The Turf of Champions
December 28, 2015 | Rose Bowl
The Rose Bowl presented by Northwestern Mutual is the oldest bowl game in the country. The Rose Bowl Stadium is just as iconic. Created in 1922, it is now on the list of National Historic Landmarks.
For such a big game and such a big stage, no simple sod will do. This is the Rose Bowl Game, and the field turf matters. Experts plan for months to make sure this special field will meet all of the qualifications needed for game day. It has to look a brilliant supple green as millions watch on TV, but be tough enough to take a pounding from 300-pound linemen.
Not Backyard Grass
Enter John Henderson, Senior Director of Operations for the Rose Bowl Game. One of his jobs is to make sure the grass on the field January 1st looks like the grass of champions. Henderson knows better than most that no ordinary backyard sod could hold up to the pressures of the Rose Bowl Game.
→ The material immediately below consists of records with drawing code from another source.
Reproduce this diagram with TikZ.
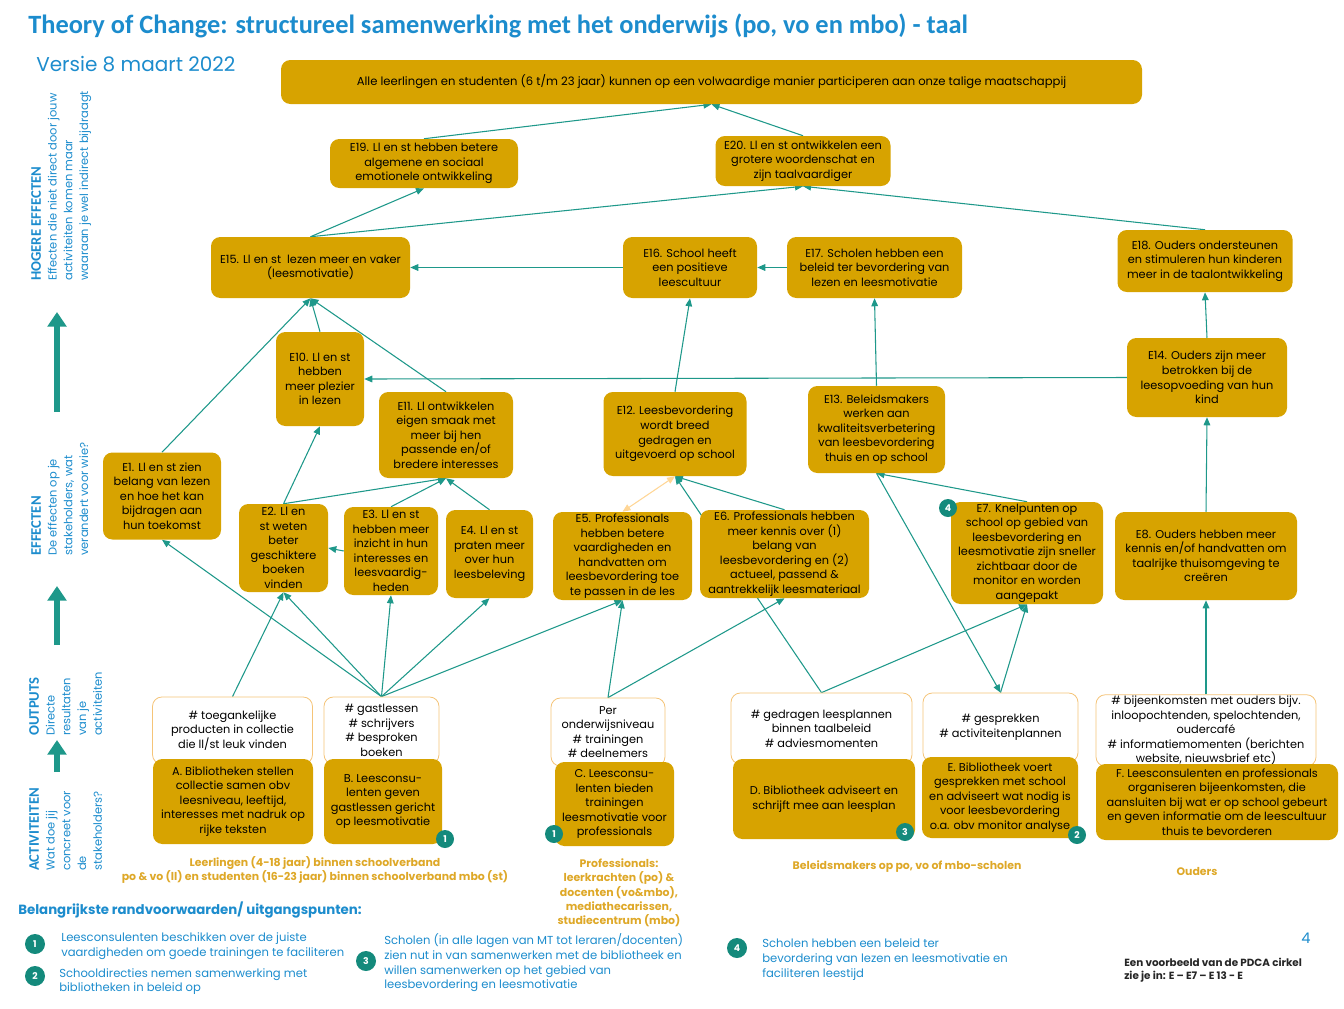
\documentclass[tikz,border=0pt]{standalone}
\usepackage{fontspec}
\setmainfont{Poppins}
\newfontfamily\titelfont{Carlito}
\usetikzlibrary{arrows.meta,backgrounds}
\definecolor{goud}{RGB}{215,163,0}
\definecolor{tocteal}{RGB}{30,152,138}
\definecolor{donkerteal}{RGB}{20,138,124}
\definecolor{tocblauw}{RGB}{28,140,205}
\definecolor{tocoranje}{RGB}{222,168,40}
\definecolor{randoranje}{RGB}{245,196,120}
\definecolor{lichtoranje}{RGB}{255,214,150}
\begin{document}
\begin{tikzpicture}[x=0.75pt,y=-0.75pt,
  effect/.style={fill=goud,rounded corners=7pt,align=center,inner sep=1pt,font=\fontsize{8.5}{10.9}\selectfont},
  output/.style={draw=randoranje,fill=white,line width=0.6pt,rounded corners=7pt,align=center,inner sep=1pt,font=\fontsize{8.5}{10.9}\selectfont},
  pijl/.style={draw=tocteal,line width=0.8pt,-{Triangle[length=6pt,width=5pt]}},
  nummer/.style={circle,fill=donkerteal,text=white,inner sep=0pt,minimum size=13.5pt,font=\bfseries\fontsize{7}{7}\selectfont},
  groep/.style={text=tocoranje,align=center,font=\bfseries\fontsize{8.2}{10.7}\selectfont},
  zij/.style={rotate=90,anchor=north west,align=left,text=tocblauw,inner sep=0pt,font=\fontsize{8.6}{11.8}\selectfont},
  punt/.style={anchor=west,align=left,text=tocblauw,inner sep=0pt,font=\fontsize{8.7}{11}\selectfont},
  groot/.style={draw=tocteal,line width=4.5pt,-{Triangle[length=11pt,width=14pt]}}]
\useasboundingbox (0,0) rectangle (1344,1008);

\node[anchor=west,text=tocblauw,inner sep=0pt,font=\titelfont\bfseries\fontsize{19.8}{22}\selectfont] (titel) at (28,26) {Theory of Change: structureel samenwerking met het onderwijs (po, vo en mbo) - taal};
\node[anchor=west,text=tocblauw,inner sep=0pt,font=\fontsize{15}{17}\selectfont] (versie) at (36,64) {Versie 8 maart 2022};

\node[zij] (hoger) at (31,281) {{\titelfont\bfseries\fontsize{11}{11.8}\selectfont HOGERE EFFECTEN}\\Effecten die niet direct door jouw\\activiteiten komen maar\\waaraan je wel indirect bijdraagt};
\node[zij] (effect) at (31,556) {{\titelfont\bfseries\fontsize{11}{11.8}\selectfont EFFECTEN}\\De effecten op je\\stakeholders, wat\\verandert voor wie?};
\node[zij] (outp) at (29,736) {{\titelfont\bfseries\fontsize{11}{11.8}\selectfont OUTPUTS}\\Directe\\resultaten\\van je\\activiteiten};
\node[zij] (activ) at (29,871) {{\titelfont\bfseries\fontsize{11}{11.8}\selectfont ACTIVITEITEN}\\Wat doe jij\\concreet voor\\de\\stakeholders?};
\coordinate (h1) at (57,412);
\coordinate (h2) at (57,312);
\coordinate (h3) at (57,645);
\coordinate (h4) at (57,586);
\coordinate (h5) at (57,772);
\coordinate (h6) at (57,740);
\draw[groot] (h1) -- (h2);
\draw[groot] (h3) -- (h4);
\draw[groot] (h5) -- (h6);

\node[effect,minimum width=645.75pt,minimum height=33pt,font=\fontsize{8.7}{10.9}\selectfont] (doel) at (711.5,82) {Alle leerlingen en studenten (6 t/m 23 jaar) kunnen op een volwaardige manier participeren aan onze talige maatschappij};
\node[effect,minimum width=141pt,minimum height=36.75pt] (E19) at (424,163.5) {E19. Ll en st hebben betere\\algemene en sociaal\\emotionele ontwikkeling};
\node[effect,minimum width=131.25pt,minimum height=37.5pt] (E20) at (803,161) {E20. Ll en st ontwikkelen een\\grotere woordenschat en\\zijn taalvaardiger};
\node[effect,minimum width=149.25pt,minimum height=45.75pt] (E15) at (310.5,267.5) {E15. Ll en st\ \ lezen meer en vaker\\(leesmotivatie)};
\node[effect,minimum width=100.5pt,minimum height=45.75pt] (E16) at (690,267.5) {E16. School heeft\\een positieve\\leescultuur};
\node[effect,minimum width=131.25pt,minimum height=45.75pt] (E17) at (874.5,267.5) {E17. Scholen hebben een\\beleid ter bevordering van\\lezen en leesmotivatie};
\node[effect,minimum width=131.25pt,minimum height=46.5pt] (E18) at (1205,261) {E18. Ouders ondersteunen\\en stimuleren hun kinderen\\meer in de taalontwikkeling};
\node[effect,minimum width=66pt,minimum height=70.5pt] (E10) at (320,379) {E10. Ll en st\\hebben\\meer plezier\\in lezen};
\node[effect,minimum width=100.5pt,minimum height=64.5pt] (E11) at (446,435) {E11. Ll ontwikkelen\\eigen smaak met\\meer bij hen\\passende en/of\\bredere interesses};
\node[effect,minimum width=107.25pt,minimum height=63pt] (E12) at (675,434) {E12. Leesbevordering\\wordt breed\\gedragen en\\uitgevoerd op school};
\node[effect,minimum width=102.75pt,minimum height=65.25pt] (E13) at (876.5,429.5) {E13. Beleidsmakers\\werken aan\\kwaliteitsverbetering\\van leesbevordering\\thuis en op school};
\node[effect,minimum width=120pt,minimum height=59.25pt] (E14) at (1207,377.5) {E14. Ouders zijn meer\\betrokken bij de\\leesopvoeding van hun\\kind};
\node[effect,minimum width=88.5pt,minimum height=65.25pt] (E1) at (162,496) {E1. Ll en st zien\\belang van lezen\\en hoe het kan\\bijdragen aan\\hun toekomst};
\node[effect,minimum width=66.75pt,minimum height=66pt] (E2) at (283.5,548) {E2. Ll en\\st weten\\beter\\geschiktere\\boeken\\vinden};
\node[effect,minimum width=70.5pt,minimum height=66pt] (E3) at (391,551) {E3. Ll en st\\hebben meer\\inzicht in hun\\interesses en\\leesvaardig-\\heden};
\node[effect,minimum width=65.25pt,minimum height=66pt] (E4) at (489.5,554) {E4. Ll en st\\praten meer\\over hun\\leesbeleving};
\node[effect,minimum width=104.25pt,minimum height=66pt] (E5) at (622.5,556) {E5. Professionals\\hebben betere\\vaardigheden en\\handvatten om\\leesbevordering toe\\te passen in de les};
\node[effect,minimum width=126.75pt,minimum height=66pt] (E6) at (784.5,554) {E6. Professionals hebben\\meer kennis over (1)\\belang van\\leesbevordering en (2)\\actueel, passend \&\\aantrekkelijk leesmateriaal};
\node[effect,minimum width=114pt,minimum height=76.5pt] (E7) at (1027,553) {E7. Knelpunten op\\school op gebied van\\leesbevordering en\\leesmotivatie zijn sneller\\zichtbaar door de\\monitor en worden\\aangepakt};
\node[effect,minimum width=136.5pt,minimum height=66pt] (E8) at (1206,556) {E8. Ouders hebben meer\\kennis en/of handvatten om\\taalrijke thuisomgeving te\\creëren};

\node[output,minimum width=120pt,minimum height=50.25pt] (oA) at (232.5,730.5) {\# toegankelijke\\producten in collectie\\die ll/st leuk vinden};
\node[output,minimum width=86.25pt,minimum height=50.25pt] (oB) at (381.5,730.5) {\# gastlessen\\\# schrijvers\\\# besproken\\boeken};
\node[output,minimum width=85.5pt,minimum height=51pt] (oC) at (608,732) {Per\\onderwijsniveau\\\# trainingen\\\# deelnemers};
\node[output,minimum width=135.75pt,minimum height=53.25pt] (oD) at (821.5,728.5) {\# gedragen leesplannen\\binnen taalbeleid\\\# adviesmomenten};
\node[output,minimum width=116.25pt,minimum height=51.75pt] (oE) at (1000.5,727.5) {\# gesprekken\\\# activiteitenplannen};
\node[output,minimum width=165pt,minimum height=53.25pt] (oF) at (1206,730.5) {\# bijeenkomsten met ouders bijv.\\inloopochtenden, spelochtenden,\\oudercafé\\\# informatiemomenten (berichten\\website, nieuwsbrief etc)};

\node[effect,minimum width=120pt,minimum height=63.75pt] (aA) at (233,801.5) {A. Bibliotheken stellen\\collectie samen obv\\leesniveau, leeftijd,\\interesses met nadruk op\\rijke teksten};
\node[effect,minimum width=88.5pt,minimum height=63.75pt] (aB) at (383,801.5) {B. Leesconsu-\\lenten geven\\gastlessen gericht\\op leesmotivatie};
\node[effect,minimum width=89.25pt,minimum height=63pt] (aC) at (614.5,804) {C. Leesconsu-\\lenten bieden\\trainingen\\leesmotivatie voor\\professionals};
\node[effect,minimum width=136.5pt,minimum height=60pt] (aD) at (824,799) {D. Bibliotheek adviseert en\\schrijft mee aan leesplan};
\node[effect,minimum width=117pt,minimum height=60.75pt] (aE) at (1000,797.5) {E. Bibliotheek voert\\gesprekken met school\\en adviseert wat nodig is\\voor leesbevordering\\o.a. obv monitor analyse};
\node[effect,minimum width=181.5pt,minimum height=57pt] (aF) at (1217,802) {F. Leesconsulenten en professionals\\organiseren bijeenkomsten, die\\aansluiten bij wat er op school gebeurt\\en geven informatie om de leescultuur\\thuis te bevorderen};

\node[nummer] (n1b) at (445,839) {1};
\node[nummer] (n1c) at (554,834) {1};
\node[nummer] (n3d) at (905,832) {3};
\node[nummer] (n2e) at (1077,835) {2};
\node[nummer] (n4e) at (948,508) {4};

\node[groep] (leerl) at (315,870) {Leerlingen (4-18 jaar) binnen schoolverband\\po \& vo (ll) en studenten (16-23 jaar) binnen schoolverband mbo (st)};
\node[groep] (prof) at (619,893) {Professionals:\\leerkrachten (po) \&\\docenten (vo\&mbo),\\mediathecarissen,\\studiecentrum (mbo)};
\node[groep] (beleid) at (907,867) {Beleidsmakers op po, vo of mbo-scholen};
\node[groep] (ouders) at (1197,871) {Ouders};

\node[anchor=west,text=tocblauw,inner sep=0pt,font=\bfseries\fontsize{10}{12}\selectfont] (rand) at (18,910) {Belangrijkste randvoorwaarden/ uitgangspunten:};
\node[nummer,minimum size=15pt] (r1) at (35,944) {1};
\node[punt] (p1) at (61,946) {Leesconsulenten beschikken over de juiste\\vaardigheden om goede trainingen te faciliteren};
\node[nummer,minimum size=15pt] (r2) at (35,976) {2};
\node[punt] (p2) at (59,981.5) {Schooldirecties nemen samenwerking met\\bibliotheken in beleid op};
\node[nummer,minimum size=15pt] (r3) at (366,961) {3};
\node[punt] (p3) at (384,963) {Scholen (in alle lagen van MT tot leraren/docenten)\\zien nut in van samenwerken met de bibliotheek en\\willen samenwerken op het gebied van\\leesbevordering en leesmotivatie};
\node[nummer,minimum size=15pt] (r4) at (737,948) {4};
\node[punt] (p4) at (762,959.5) {Scholen hebben een beleid ter\\bevordering van lezen en leesmotivatie en\\faciliteren leestijd};
\node[text=tocblauw,inner sep=0pt,font=\fontsize{11}{12}\selectfont] (pagina) at (1306,938) {4};
\node[anchor=west,align=left,inner sep=0pt,text=black!85,font=\bfseries\fontsize{7.8}{9.8}\selectfont] (pdca) at (1124,970) {Een voorbeeld van de PDCA cirkel\\zie je in: E – E7 – E 13 - E};

\begin{scope}[on background layer]
\draw[pijl] (E19.north) -- (doel.south);
\draw[pijl] (E20.north) -- (doel.south);
\draw[pijl] (E15.north) -- (E19.south);
\draw[pijl] (E15.north) -- (E20.south);
\draw[pijl] (E18.north) -- (E20.south);
\draw[pijl] (E16.west) -- (E15.east);
\draw[pijl] (E17.west) -- (E16.east);
\draw[pijl] (E10.north) -- (E15.south);
\draw[pijl] (E11.north) -- (E15.south);
\draw[pijl] (E1.north) -- (E15.south);
\draw[pijl] (E14.west) -- (E10.east);
\draw[pijl] (E12.north) -- (E16.south);
\draw[pijl] (E13.north) -- (E17.south);
\draw[pijl] (E14.north) -- (E18.south);
\draw[pijl] (E2.north) -- (E10.south);
\draw[pijl] (E2.north) -- (E11.south);
\draw[pijl] (E3.north) -- (E11.south);
\draw[pijl] (E4.north) -- (E11.south);
\draw[pijl] (E3.west) -- (E2.east);
\draw[pijl] (E6.north) -- (E12.south);
\draw[lichtoranje,line width=0.8pt,{Triangle[length=6pt,width=5pt]}-{Triangle[length=6pt,width=5pt]}] (E5.north) -- (E12.south);
\draw[pijl] (E7.north) -- (E13.south);
\draw[pijl] (E13.south) -- (oE.north);
\draw[pijl] (E8.north) -- (E14.south);
\draw[pijl] (oA.north) -- (E2.south);
\draw[pijl] (oB.north) -- (E1.south);
\draw[pijl] (oB.north) -- (E2.south);
\draw[pijl] (oB.north) -- (E3.south);
\draw[pijl] (oB.north) -- (E4.south);
\draw[pijl] (oB.north) -- (E5.south);
\draw[pijl] (oC.north) -- (E5.south);
\draw[pijl] (oC.north) -- (E6.south);
\draw[pijl] (oD.north) -- (E12.south);
\draw[pijl] (oD.north) -- (E7.south);
\draw[pijl] (oE.north) -- (E7.south);
\draw[pijl] (oF.north) -- (E8.south);
\end{scope}
\end{tikzpicture}
\end{document}
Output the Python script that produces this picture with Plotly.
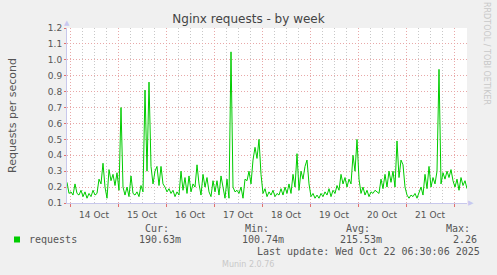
import pandas as pd
import plotly.graph_objects as go

# ---- data (hourly samples) ----
start_time = "2025-10-13 22:30"
requests = [
    0.23, 0.16, 0.17, 0.15, 0.22, 0.16, 0.15, 0.18, 0.14, 0.17,
    0.13, 0.16, 0.14, 0.18, 0.15, 0.16, 0.25, 0.22, 0.35, 0.20,
    0.13, 0.31, 0.24, 0.28, 0.21, 0.29, 0.18, 0.70, 0.20, 0.15,
    0.20, 0.14, 0.27, 0.16, 0.15, 0.17, 0.14, 0.21, 0.17, 0.81,
    0.30, 0.86, 0.33, 0.22, 0.30, 0.33, 0.21, 0.33, 0.22, 0.20,
    0.17, 0.19, 0.16, 0.18, 0.14, 0.17, 0.15, 0.30, 0.18, 0.26,
    0.16, 0.27, 0.17, 0.22, 0.20, 0.34, 0.22, 0.15, 0.28, 0.20,
    0.26, 0.17, 0.14, 0.24, 0.17, 0.24, 0.15, 0.27, 0.20, 0.13,
    0.25, 0.13, 1.05, 0.20, 0.17, 0.18, 0.16, 0.20, 0.13, 0.25,
    0.24, 0.30, 0.22, 0.37, 0.45, 0.38, 0.50, 0.28, 0.16, 0.19,
    0.14, 0.17, 0.15, 0.18, 0.14, 0.16, 0.15, 0.19, 0.15, 0.20,
    0.16, 0.22, 0.16, 0.28, 0.20, 0.41, 0.18, 0.30, 0.25, 0.33,
    0.37, 0.22, 0.14, 0.16, 0.13, 0.15, 0.13, 0.16, 0.14, 0.17,
    0.15, 0.19, 0.14, 0.18, 0.16, 0.21, 0.18, 0.28, 0.22, 0.26,
    0.20, 0.25, 0.22, 0.40, 0.30, 0.50, 0.25, 0.16, 0.20, 0.15,
    0.18, 0.14, 0.17, 0.16, 0.18, 0.17, 0.16, 0.25, 0.19, 0.28,
    0.20, 0.30, 0.23, 0.30, 0.20, 0.49, 0.26, 0.37, 0.34, 0.20,
    0.15, 0.13, 0.15, 0.14, 0.16, 0.13, 0.17, 0.20, 0.15, 0.28,
    0.19, 0.33, 0.20, 0.26, 0.22, 0.30, 0.94, 0.22, 0.29, 0.25,
    0.30, 0.26, 0.31, 0.24, 0.20, 0.25, 0.18, 0.26, 0.21, 0.24,
    0.19,
]
times = pd.date_range(start_time, periods=len(requests), freq="h")

title_text = "Nginx requests - by week"
y_title = "Requests per second"
legend_name = "requests"
stat_labels = ["Cur:", "Min:", "Avg:", "Max:"]
stat_values = ["190.63m", "100.74m", "215.53m", "2.26"]
last_update = "Last update: Wed Oct 22 06:30:06 2025"
footer = "Munin 2.0.76"
side_text = "RRDTOOL / TOBI OETIKER"

# ---- layout geometry (pixels) ----
W, H = 497, 275
L, R, T, B = 67, 467, 28, 203
PW, PH = R - L, B - T


def px(xp):
    return (xp - L) / PW


def py(yp):
    return (B - yp) / PH


GREEN = "#00CC00"
TXT = "#555555"
MAJ = "#E8A8A8"
MIN = "#C8C8C8"
AXIS = "#C8C8EC"

fig = go.Figure()
fig.add_trace(go.Scatter(
    x=times, y=requests, mode="lines",
    line=dict(color=GREEN, width=1.0), name=legend_name,
    showlegend=False,
))

fig.update_layout(
    width=W, height=H,
    margin=dict(l=L, r=W - R, t=T, b=H - B),
    paper_bgcolor="#F0F0F0",
    plot_bgcolor="#FFFFFF",
    font=dict(family="DejaVu Sans", color=TXT, size=9),
    title=dict(text=title_text, x=0.5, xref="container", xanchor="center",
               y=1 - 19 / H, yref="container", yanchor="middle",
               font=dict(size=12, color="#444444", family="DejaVu Sans")),
)

fig.update_xaxes(
    type="date",
    range=[times[0], times[-1]],
    dtick=86400000,
    tick0="2025-10-14",
    ticklabelmode="period",
    tickformat="%d %b",
    ticks="outside", ticklen=3, tickcolor="#E07070",
    showgrid=True, gridcolor=MAJ, griddash="1px,2px", gridwidth=1,
    minor=dict(dtick=6 * 3600 * 1000, showgrid=True, gridcolor=MIN,
               griddash="1px,2px", gridwidth=1, ticks=""),
    showline=True, linecolor=AXIS, linewidth=1,
    tickfont=dict(size=9, color=TXT),
    zeroline=False,
)
fig.update_yaxes(
    range=[0.1, 1.2],
    dtick=0.1, tick0=0.1, tickformat=".1f",
    ticks="outside", ticklen=2, tickcolor="#E07070",
    showgrid=True, gridcolor=MAJ, griddash="1px,2px", gridwidth=1,
    showline=True, linecolor=AXIS, linewidth=1,
    tickfont=dict(size=9, color=TXT),
    zeroline=False,
)

ann = []
# y axis title
ann.append(dict(text=y_title, xref="paper", yref="paper", x=px(12), y=py(115),
                textangle=-90, showarrow=False, xanchor="center", yanchor="middle",
                font=dict(size=11, color=TXT)))
# side credit
ann.append(dict(text=side_text, xref="paper", yref="paper", x=px(487), y=py(53),
                textangle=90, showarrow=False, xanchor="center", yanchor="middle",
                font=dict(size=8, color="#C8C8C8")))
# axis arrows
ann.append(dict(text="▲", xref="paper", yref="paper", x=px(67), y=py(23),
                showarrow=False, xanchor="center", yanchor="middle",
                font=dict(size=7, color="#C8C8F0")))
ann.append(dict(text="▶", xref="paper", yref="paper", x=px(471), y=py(203),
                showarrow=False, xanchor="center", yanchor="middle",
                font=dict(size=7, color="#C8C8F0")))

mono = dict(family="DejaVu Sans Mono", size=10, color=TXT)
ann.append(dict(text=legend_name, xref="paper", yref="paper", x=px(27), y=py(239),
                showarrow=False, xanchor="left", yanchor="middle", font=mono))
lab_x = [157, 257, 358, 458]
val_x = [160, 263, 361, 465]
for lx, vx, lab, val in zip(lab_x, val_x, stat_labels, stat_values):
    ann.append(dict(text=lab, xref="paper", yref="paper", x=px(lx), y=py(228),
                    showarrow=False, xanchor="center", yanchor="middle", font=mono))
    ann.append(dict(text=val, xref="paper", yref="paper", x=px(vx), y=py(239),
                    showarrow=False, xanchor="center", yanchor="middle", font=mono))
ann.append(dict(text=last_update, xref="paper", yref="paper", x=px(482), y=py(251),
                showarrow=False, xanchor="right", yanchor="middle", font=mono))
ann.append(dict(text=footer, xref="paper", yref="paper", x=px(248), y=py(264),
                showarrow=False, xanchor="center", yanchor="middle",
                font=dict(family="DejaVu Sans", size=8, color="#C8C8C8")))
fig.update_layout(annotations=ann)

# legend colour swatch
fig.add_shape(type="rect", xref="paper", yref="paper",
              x0=px(14), x1=px(20), y0=py(242.5), y1=py(236.5),
              fillcolor=GREEN, line=dict(width=0))

fig.write_html("out.html")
“We pull out the stadium grass after the final UCLA game of the year,” says Henderson. He says the old grass is just too “chewed up” to be Rose Bowl Game grass. A sod company carefully grows and maintains the hybrid of rye and Kentucky bluegrass that will eventually become Rose Bowl Game turf in a field in Palm Springs, Calif., about a two-hour drive from where it will eventually end up in Pasadena.
Henderson says, “We bring in the new field so when you watch the Rose Bowl Game on January 1st, it’s a brand new field that nobody has ever played on before.”
With a clean slate of new grass, the two teams on the field January 1st have a blank slate to write their own piece of Rose Bowl Game history.